Though I’m not in the RC (Residential College) I weekly attend one of their many forums because I really love the informal atmosphere of students running a pseudo-classroom. I’m also very interested in LGBTQA (etc) issues and get to engage in focused and more serious conversations at forum.

Well this past week we watched a made-for-TV movie called Prayers for Bobby starring Sigourney Weaver and others. If any of you have watched this then you will know how deeply emotional it is, but the main plot is centered in the life of a teenage boy named Bobby. He is gay and wants to be a writer but his parents, especially his mother, are religious and will not accept his “chosen” identity. They force him to go to therapy and engage more heavily with the church until they make him feel that they no longer love him for who he truly is. He commits suicide and this acts as a catalyst for the family and especially Bobby’s mom. She goes on to become a gay rights advocate in a time where being gay was highly stigmatized and associated with HIV/AIDS. She becomes the advocate that Bobby never had during his life and changes her attitude to affect the lives of other gay teens in a positive way that she never could for Bobby.

This movie affected me as one would expect: lots and lots of tears.
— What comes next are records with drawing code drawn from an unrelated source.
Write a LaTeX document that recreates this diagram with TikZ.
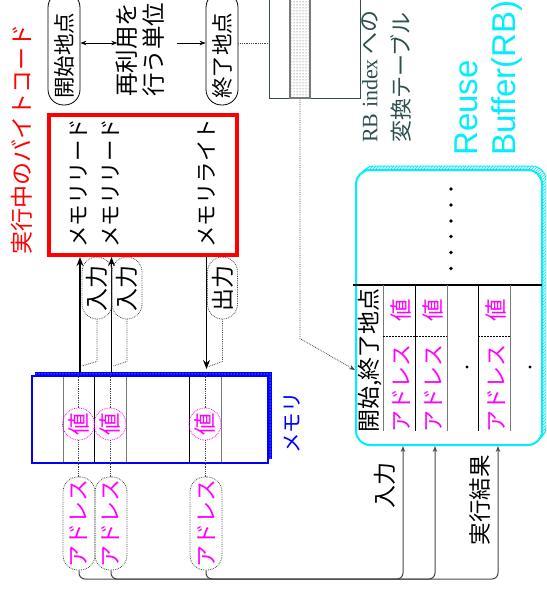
\documentclass[tikz,border=0pt]{standalone}
\usepackage{fontspec}
\setmainfont{Liberation Serif}
\newfontfamily\jp{Noto Sans CJK JP}
\newfontfamily\tms{Liberation Serif}
\newfontfamily\arl{Liberation Sans}
\usetikzlibrary{patterns,arrows.meta,calc}
\definecolor{slate}{RGB}{47,79,79}
\definecolor{mag}{RGB}{255,0,255}
\definecolor{cyn}{RGB}{0,238,255}
\definecolor{dk}{RGB}{70,70,70}
\definecolor{gl}{RGB}{120,120,120}
\newcommand{\vtxt}[1]{\rotatebox{90}{#1}}
\newcommand{\fsz}[1]{\fontsize{#1}{#1}\selectfont}
\begin{document}
\begin{tikzpicture}[x=1pt,y=-1pt,
  >={Stealth[length=6pt,width=4.5pt]},
  txt/.style={inner sep=0pt, font=\jp\fsz{22}},
  stad/.style={draw=black, line width=0.8pt, rounded corners=15.5pt, minimum width=32pt, inner sep=0pt},
  dstad/.style={draw=dk, densely dotted, line width=0.8pt, rounded corners=15pt, inner sep=0pt, minimum width=30pt},
  dotc/.style={draw=dk, densely dotted, line width=0.8pt},
  memarrow/.style={line width=1.8pt, -{Stealth[length=9pt,width=7pt]}},
  botl/.style={draw=dk, line width=1pt},
  cell/.style={txt, text=mag, font=\jp\fsz{22}}
]
\useasboundingbox (0,0) rectangle (546,599);
\clip (0,0) rectangle (546,599);

% title
\node[txt, text=red, font=\jp\fsz{23}] (title) at (22,139) {\vtxt{実行中のバイトコード}};

% top row
\coordinate (rowy) at (0,43);
\node[stad, minimum height=113pt] (start) at (64,48.5) {};
\node[txt, font=\jp\fsz{21.5}] (starttxt) at (64,56) {\vtxt{開始地点}};
\node[stad, minimum height=113pt] (end) at (222,48.5) {};
\node[txt, font=\jp\fsz{21.5}] (endtxt) at (222,56) {\vtxt{終了地点}};
\node[txt, font=\jp\fontsize{23.5}{26}\selectfont] (unit) at (143,50)
  {\vtxt{\begin{tabular}{@{}c@{}}再利用を\\行う単位\end{tabular}}};

% conversion table
\node[draw=slate, line width=0.8pt, minimum width=91pt, minimum height=112pt, inner sep=0pt] (tbl) at (314.5,42) {};
\node[draw=gl, line width=1.2pt, pattern=dots, pattern color=dk, minimum width=20pt, minimum height=112pt, inner sep=0pt] (stripe) at (300,42) {};
\node[txt, text=slate, anchor=south, font=\jp\fontsize{22}{32}\selectfont] (tbltxt) at (387,143)
  {\vtxt{\begin{tabular}{@{}l@{}}{\tms RB index} への\\変換テーブル\end{tabular}}};

\draw[line width=0.7pt, <->] (start.east |- rowy) -- ($(unit.west |- rowy)+(2,0)$);
\draw[line width=0.7pt, ->] ($(unit.east |- rowy)+(6,0)$) -- (end.west |- rowy);
\draw[dotc] (end.east |- rowy) -- (tbl.west |- rowy);

% bytecode box
\node[draw=red, line width=4pt, minimum width=188.3pt, minimum height=140.3pt, inner sep=0pt] (code) at (142.9,184.9) {};
\node[txt, font=\jp\fsz{21.5}] (mr1) at (79,183) {\vtxt{メモリリード}};
\node[txt, font=\jp\fsz{21.5}] (mr2) at (111,183) {\vtxt{メモリリード}};
\node[txt, font=\jp\fsz{21.5}] (mw) at (207,183) {\vtxt{メモリライト}};

% memory
\fill[blue] (35,372) rectangle (272,459);
\fill[pattern=dots, pattern color=white] (35,372) rectangle (272,459);
\node[draw=blue, line width=2pt, fill=white, minimum width=236pt, minimum height=87pt, inner sep=0pt] (mem) at (150,419.5) {};
\foreach \x/\c in {63/gl,94/black,126/gl,189/black,221/gl}
  \draw[\c, line width=1pt] (\x,377) -- (\x,462);
\node[txt, text=blue, font=\jp\fsz{20.5}] (memlbl) at (292,423) {\vtxt{メモリ}};

\foreach \n/\x in {v1/78.5, v2/110, v3/205}
  \node[circle, draw=mag, densely dotted, line width=0.8pt, minimum size=32pt, inner sep=0pt, txt, text=mag, font=\jp\fsz{22.5}] (\n) at (\x,424) {\vtxt{値}};

% addresses
\foreach \n/\x in {ad1/79, ad2/111, ad3/206}
  \node[dstad, minimum width=32pt, minimum height=93pt, cell] (\n) at (\x,523.5) {\vtxt{アドレス}};

\foreach \v/\a in {v1/ad1, v2/ad2, v3/ad3} {
  \draw[dotc] (\v |- mem.north) -- (\v.north);
  \draw[dotc] (\v.south) -- (\v |- \a.north);
}

% read / write arrows
\coordinate (a1) at (80,372);
\coordinate (a2) at (111.5,372);
\coordinate (a3) at (206.5,369);
\draw[memarrow] (a1) -- (a1 |- code.south);
\draw[memarrow] (a2) -- (a2 |- code.south);
\draw[memarrow] (a3 |- code.south) -- (a3);

\node[dstad, minimum height=62pt, txt, font=\jp\fsz{23}] (in1) at (97,288) {\vtxt{入力}};
\node[dstad, minimum height=62pt, txt, font=\jp\fsz{23}] (in2) at (127,288) {\vtxt{入力}};
\node[dstad, minimum height=62pt, txt, font=\jp\fsz{23}] (out1) at (222.5,288) {\vtxt{出力}};
\draw[dotc] (in1.south) -- ++(0,42) -- ($(a1)+(2,-6)$);
\draw[dotc] (in2.south) -- ++(0,42) -- ($(a2)+(2,-6)$);
\draw[dotc] (out1.south) -- ++(0,42) -- ($(a3)+(1,-2)$);

% reuse buffer
\draw[cyn, line width=1pt, rounded corners=14pt, pattern=north east lines, pattern color=cyn] (360,166) rectangle (546,441);
\node[draw=cyn, line width=2pt, rounded corners=14pt, fill=white, minimum width=186pt, minimum height=275pt, inner sep=0pt] (rb) at (449,307.5) {};
\node[anchor=south, text=cyn, inner sep=0pt, font=\arl\fontsize{33}{38}\selectfont] (rbtitle) at (489,156)
  {\vtxt{\begin{tabular}{@{}l@{}}Reuse\\Buffer(RB)\end{tabular}}};

\foreach \y in {189,205,221,236.5,252.5,268.5}
  \fill (451,\y) circle (1.8pt);
\draw[line width=1.5pt] (353,285) -- (542,285);
\foreach \x/\c in {383/gl,415/black,447/gl,478/black,510/gl}
  \draw[\c, line width=1pt] (\x,285) -- (\x,431);
\draw[dash pattern=on 1.5pt off 1.5pt, line width=0.7pt] (383,336) -- (447,336);
\draw[dash pattern=on 1.5pt off 1.5pt, line width=0.7pt] (478,336) -- (510,336);
\node[txt, anchor=south, font=\jp\fsz{23}] (keytxt) at (370,433) {\vtxt{開始,終了地点}};
\foreach \n/\x in {c1/401, c2/433, c4/496} {
  \node[cell, font=\jp\fsz{22.5}] (\n v) at (\x,310) {\vtxt{値}};
  \node[cell] (\n a) at (\x,388) {\vtxt{アドレス}};
}
\fill (467,367) circle (1.6pt);
\fill (530,367) circle (1.6pt);

% table -> key arrow
\coordinate (keyin) at (355,370);
\draw[dotc, ->] (stripe.south) -- ++(0,240) -- (keyin);

% inputs to reuse buffer
\coordinate (r1) at (403,579);
\coordinate (r2) at (435,579);
\coordinate (r3) at (498,579);
\draw[botl, rounded corners=6pt, ->] (ad1.south) |- (r1) -- (r1 |- rb.south);
\draw[botl, rounded corners=6pt, ->] (ad2.south) |- (r2) -- (r2 |- rb.south);
\draw[botl, rounded corners=6pt, ->] (ad3.south) |- (r3) -- (r3 |- rb.south);
\node[txt, font=\jp\fsz{23}] (inlbl) at (385,485) {\vtxt{入力}};
\node[txt, font=\jp\fsz{22.5}] (reslbl) at (480,500) {\vtxt{実行結果}};
\end{tikzpicture}
\end{document}
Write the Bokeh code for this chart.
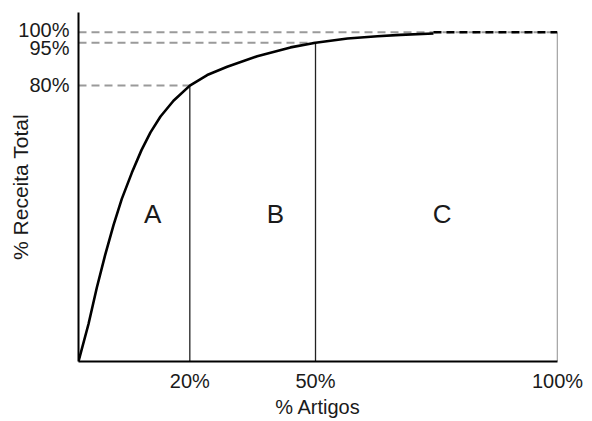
from bokeh.plotting import figure
from bokeh.models import Range1d, FixedTicker, Label
from bokeh.embed import file_html
from bokeh.resources import INLINE

# Curve of cumulative revenue (axis-% units of the schematic axes)
curve_x = [0, 2.09, 3.82, 5.57, 7.31, 9.04, 11.13, 13.15, 15.03, 17.12, 19.83, 23.24,
           26.87, 31.04, 37.31, 44.26, 49.48, 56.16, 62.42, 67.22, 74.11]
curve_y = [0, 11.4, 22.4, 32.4, 41.4, 49.4, 57.3, 64.2, 69.6, 74.4, 79.2, 83.8,
           87.0, 89.5, 92.7, 95.4, 96.8, 98.1, 98.8, 99.2, 99.6]

# Class boundaries (positions on the schematic axes) and their labels
x_ticks = [23.24, 49.48, 100]
x_labels = ["20%", "50%", "100%"]
y_ticks = [83.8, 96.8, 100]
y_labels = ["80%", "95%", "100%"]

classes = ["A", "B", "C"]

# layout constants
class_x = [15.5, 41.1, 75.9]
class_y = 44.7
y_label_shift = [0.2, -1.55, 0.8]   # small vertical nudges of the crowded y tick labels

FONT = "Liberation Sans"
TXT = "#1a1a1a"

p = figure(width=588, height=420, output_backend="svg", toolbar_location=None,
           x_range=Range1d(0, 100), y_range=Range1d(0, 106.0),
           min_border_left=78, min_border_right=31, min_border_top=12, min_border_bottom=55)
p.outline_line_color = None
p.xgrid.visible = False
p.ygrid.visible = False
p.background_fill_color = "white"
p.border_fill_color = "white"

for ax in (p.xaxis, p.yaxis):
    ax.major_tick_in = 0
    ax.major_tick_out = 0
    ax.minor_tick_in = 0
    ax.minor_tick_out = 0
    ax.axis_line_color = "black"
    ax.axis_line_width = 2
    ax.major_label_text_font = FONT
    ax.major_label_text_font_size = "20px"
    ax.major_label_text_color = TXT
    ax.axis_label_text_font = FONT
    ax.axis_label_text_font_style = "normal"
    ax.axis_label_text_color = TXT

p.xaxis.ticker = FixedTicker(ticks=x_ticks)
p.xaxis.major_label_overrides = {t: l for t, l in zip(x_ticks, x_labels)}
p.xaxis.major_label_standoff = 8
p.xaxis.axis_label = "% Artigos"
p.xaxis.axis_label_text_font_size = "20px"
p.xaxis.axis_label_standoff = 1

y_label_pos = [t + s for t, s in zip(y_ticks, y_label_shift)]
p.yaxis.ticker = FixedTicker(ticks=y_label_pos)
p.yaxis.major_label_overrides = {t: l for t, l in zip(y_label_pos, y_labels)}
p.yaxis.major_label_standoff = 9
p.yaxis.axis_label = "% Receita Total"
p.yaxis.axis_label_text_font_size = "21px"
p.yaxis.axis_label_standoff = -17

# dashed reference lines from the y-axis to the curve
dash_col = "#9a9a9a"
for xt, yt in zip(x_ticks, y_ticks):
    p.line([0, xt], [yt, yt], line_color=dash_col, line_width=2, line_dash="8 5")

# vertical class boundaries
for i, (xt, yt) in enumerate(zip(x_ticks, y_ticks)):
    col = "#555555" if i == len(x_ticks) - 1 else "#222222"
    p.line([xt, xt], [0, yt], line_color=col, line_width=1.3)

# curve
p.line(curve_x, curve_y, line_color="black", line_width=2.6)
p.line([curve_x[-1], x_ticks[-1]], [y_ticks[-1], y_ticks[-1]],
       line_color="black", line_width=2.4, line_dash="8 5")

for c, cx in zip(classes, class_x):
    p.add_layout(Label(x=cx, y=class_y, text=c, text_font=FONT, text_font_size="26px",
                       text_color=TXT, text_align="center", text_baseline="middle"))

open("out.html", "w").write(file_html(p, INLINE))
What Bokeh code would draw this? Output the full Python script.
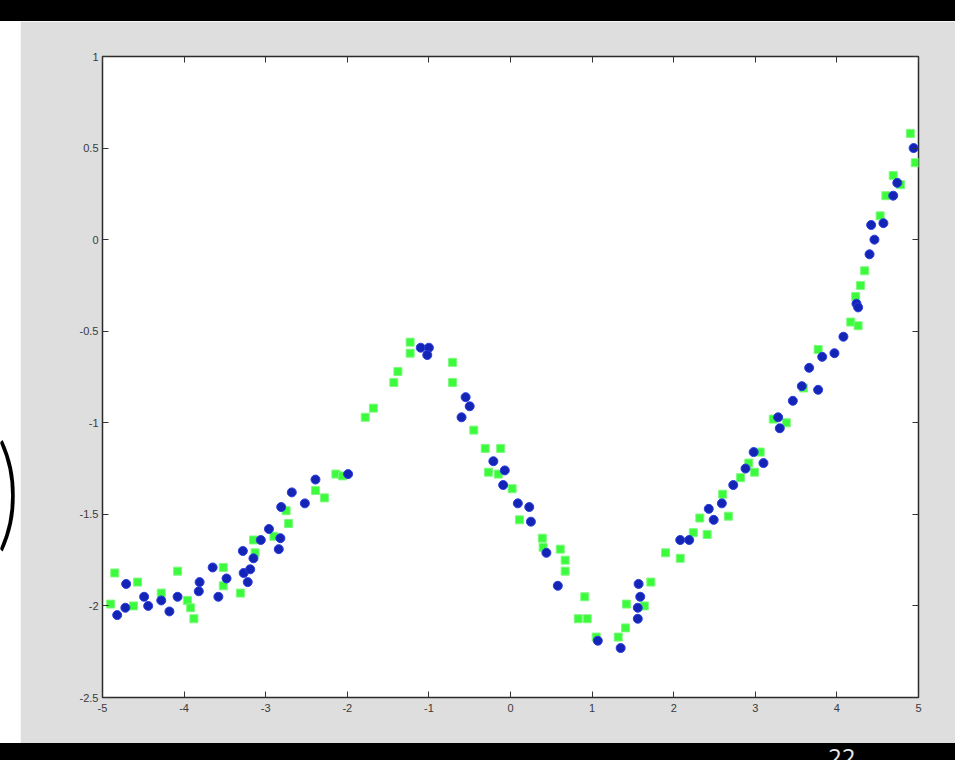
from bokeh.plotting import figure
from bokeh.models import Range1d, FixedTicker, LinearAxis, Div
from bokeh.layouts import column, row
from bokeh.embed import file_html
from bokeh.resources import INLINE

# ---- data ----
blue_x = [-4.82, -4.71, -4.72, -4.49, -4.44, -4.28, -4.18, -4.08, -3.81, -3.82,
          -3.58, -3.65, -3.48, -3.28, -3.27, -3.19, -3.22, -3.15, -3.06, -2.96,
          -2.84, -2.82, -2.81, -2.68, -2.52, -2.39, -1.99, -1.10, -1.00, -1.02,
          -0.55, -0.50, -0.60, -0.21, -0.07, -0.09, 0.09, 0.23, 0.25, 0.44,
          0.58, 1.07, 1.35, 1.56, 1.56, 1.59, 1.57, 2.08, 2.19, 2.43,
          2.49, 2.59, 2.73, 2.88, 2.98, 3.10, 3.30, 3.28, 3.46, 3.57,
          3.77, 3.66, 3.82, 3.97, 4.08, 4.24, 4.26, 4.40, 4.46, 4.42,
          4.57, 4.69, 4.74, 4.94]
blue_y = [-2.05, -1.88, -2.01, -1.95, -2.00, -1.97, -2.03, -1.95, -1.87, -1.92,
          -1.95, -1.79, -1.85, -1.70, -1.82, -1.80, -1.87, -1.74, -1.64, -1.58,
          -1.69, -1.63, -1.46, -1.38, -1.44, -1.31, -1.28, -0.59, -0.59, -0.63,
          -0.86, -0.91, -0.97, -1.21, -1.26, -1.34, -1.44, -1.46, -1.54, -1.71,
          -1.89, -2.19, -2.23, -2.07, -2.01, -1.95, -1.88, -1.64, -1.64, -1.47,
          -1.53, -1.44, -1.34, -1.25, -1.16, -1.22, -1.03, -0.97, -0.88, -0.80,
          -0.82, -0.70, -0.64, -0.62, -0.53, -0.35, -0.37, -0.08, 0.00, 0.08,
          0.09, 0.24, 0.31, 0.50]

green_x = [-4.85, -4.90, -4.57, -4.62, -4.28, -4.08, -3.96, -3.88, -3.92, -3.52,
           -3.52, -3.31, -3.15, -3.13, -2.90, -2.72, -2.75, -2.39, -2.28, -2.14,
           -2.06, -1.78, -1.68, -1.43, -1.38, -1.23, -1.23, -0.71, -0.71, -0.45,
           -0.31, -0.12, -0.27, -0.15, 0.02, 0.11, 0.39, 0.40, 0.61, 0.67,
           0.67, 0.91, 0.83, 0.94, 1.05, 1.41, 1.32, 1.42, 1.64, 1.72,
           1.90, 2.08, 2.24, 2.41, 2.32, 2.67, 2.60, 2.82, 2.92, 2.99,
           3.06, 3.22, 3.38, 3.59, 3.77, 4.17, 4.26, 4.23, 4.29, 4.34,
           4.53, 4.60, 4.69, 4.78, 4.90, 4.96]
green_y = [-1.82, -1.99, -1.87, -2.00, -1.93, -1.81, -1.97, -2.07, -2.01, -1.79,
           -1.89, -1.93, -1.64, -1.71, -1.62, -1.55, -1.48, -1.37, -1.41, -1.28,
           -1.29, -0.97, -0.92, -0.78, -0.72, -0.56, -0.62, -0.67, -0.78, -1.04,
           -1.14, -1.14, -1.27, -1.28, -1.36, -1.53, -1.63, -1.68, -1.69, -1.75,
           -1.81, -1.95, -2.07, -2.07, -2.17, -2.12, -2.17, -1.99, -2.00, -1.87,
           -1.71, -1.74, -1.60, -1.61, -1.52, -1.51, -1.39, -1.30, -1.22, -1.27,
           -1.16, -0.98, -1.00, -0.81, -0.60, -0.45, -0.47, -0.31, -0.25, -0.17,
           0.13, 0.24, 0.35, 0.30, 0.58, 0.42]

x_ticks = [-5, -4, -3, -2, -1, 0, 1, 2, 3, 4, 5]
x_tick_labels = ["-5", "-4", "-3", "-2", "-1", "0", "1", "2", "3", "4", "5"]
y_ticks = [-2.5, -2, -1.5, -1, -0.5, 0, 0.5, 1]
y_tick_labels = ["-2.5", "-2", "-1.5", "-1", "-0.5", "0", "0.5", "1"]

PAGE_W = 955
TOP_BAR, BOTTOM_BAR, LEFT_STRIP = 21, 17, 20
FIG_W = PAGE_W - LEFT_STRIP
FIG_H = 760 - TOP_BAR - BOTTOM_BAR
GRAY = "#dedede"

p = figure(width=FIG_W, height=FIG_H, output_backend="svg", toolbar_location=None,
           x_range=Range1d(-5, 5), y_range=Range1d(-2.5, 1),
           min_border_left=82, min_border_right=37, min_border_top=35,
           min_border_bottom=46, x_axis_location=None, y_axis_location=None,
           margin=0)
p.border_fill_color = GRAY
p.background_fill_color = "white"
p.outline_line_color = "#2a2a2a"
p.outline_line_width = 1.5
p.grid.visible = False


def style_axis(ax, ticks, labels, show_labels):
    ax.ticker = FixedTicker(ticks=ticks)
    ax.major_label_overrides = {t: l for t, l in zip(ticks, labels)}
    ax.major_tick_in = 6
    ax.major_tick_out = 0
    ax.major_tick_line_color = "#333333"
    ax.minor_tick_line_color = None
    ax.axis_line_color = None
    ax.major_label_text_font = "Liberation Sans"
    ax.major_label_text_font_size = "11px"
    ax.major_label_text_color = "#3a3a3a" if show_labels else None
    ax.major_label_standoff = 4


bottom = LinearAxis()
style_axis(bottom, x_ticks, x_tick_labels, True)
bottom.major_label_standoff = 6
left = LinearAxis()
style_axis(left, y_ticks, y_tick_labels, True)
top = LinearAxis()
style_axis(top, x_ticks, x_tick_labels, False)
right = LinearAxis()
style_axis(right, y_ticks, y_tick_labels, False)
p.add_layout(bottom, "below")
p.add_layout(left, "left")
p.add_layout(top, "above")
p.add_layout(right, "right")

p.scatter(green_x, green_y, marker="square", size=8, fill_color="#3cfa3c",
          line_color="#7dfb7d", line_width=1)
p.scatter(blue_x, blue_y, marker="circle", size=9, fill_color="#1424b4",
          line_color="#2a3ee0", line_width=1)

# video frame around the chart: black bars and a white strip with a pen mark
top_div = Div(text="", width=PAGE_W, height=TOP_BAR, margin=0,
              styles={"background-color": "black"})
left_div = Div(text=('<div style="position:absolute; left:-3px; top:404px; '
                     'font-family:Lato; font-weight:300; font-size:125px; '
                     'line-height:1; color:black; transform:scaleX(0.7); '
                     'transform-origin:left top;">)</div>'),
               width=LEFT_STRIP, height=FIG_H, margin=0,
               styles={"background-color": "white", "overflow": "hidden",
                       "position": "relative"})
bottom_div = Div(text=('<div style="position:absolute; left:828px; top:2px; '
                       'font-family:Open Sans; font-size:24px; line-height:1; '
                       'color:#e8e8e8;">22</div>'),
                 width=PAGE_W, height=BOTTOM_BAR, margin=0,
                 styles={"background-color": "black", "overflow": "hidden",
                         "position": "relative"})

layout = column(top_div, row(left_div, p, spacing=0, margin=0), bottom_div,
                spacing=0, margin=0)

open("out.html", "w").write(file_html(layout, INLINE))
But it also, strangely enough, made me think about my writing. I work very hard to have most of my writing have a very clear beneficial purpose that brings to mind controversial but important ideas. And a lot of the time I get some pretty harsh backlash. Not because it is offensive, but most people don’t understand why I would want to be so serious when all I’m doing is writing and no one’s going to read it anyway. And this really gets me down.

It’s when I see movies like this that I remember why I’m always so intent on being serious in my writing. I’m not one of the people to go around and remind people about the beautiful things in life; there are people who enjoy this and are very talented at it. I’m one of the ones that makes sure that those at the top with money and privilege don’t forget about everyone else. It may be a downer, but at least you have theopportunity to just have it ruin your moment, and not your entire life.